The Fed has held its overnight interbank rate near zero since March 2020 and has been buying about $120 billion a month in Treasury and mortgage-backed securities to hold long-term interest rates near that level.
Powell offered no indication that the Fed will seek to stem the continuing rise in bond yields, which caused stocks to fall and bond yields to rise further on the day.
Asked about the rise in rates, Powell said it was “something notable and had caught my attention” but offered no policy responses.
“I would be concerned about disorderly conditions in markets or a persistent tightening in financial conditions that threatens the achievement of our goals,” he added.
Treasury bond yields are rising on expectations of an economic recovery that could spark inflation, driving bond values down and yields up even more.
“The market was looking for some reassurance” from Powell about rates “and didn’t get it,” Krishna Guha, chief of global policy and central bank strategy at Evercore ISI, said to the Wall Street Journal.
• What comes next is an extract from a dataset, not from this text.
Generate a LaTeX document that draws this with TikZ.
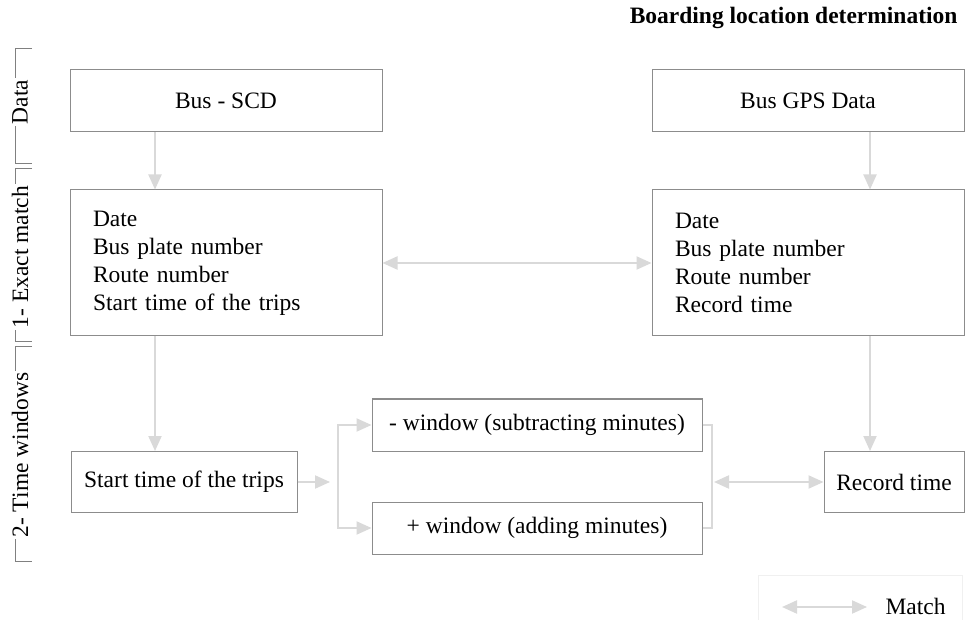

The Fed does not “appear particularly concerned about the current level of yields, which is significantly higher than it was two weeks ago,” he noted.
TREND FORECAST: Should interest rates move higher, the housing boom will reverse and so, too, will equity markets… both of which will trend from boom to bust. Tracking the recent, modest increase, fixed rates for 30-year mortgages rose past 3 percent for the first time since July, lender Freddie Mac reported. The hike is reducing the number of mortgage applications now coming to lenders, the WSJ said.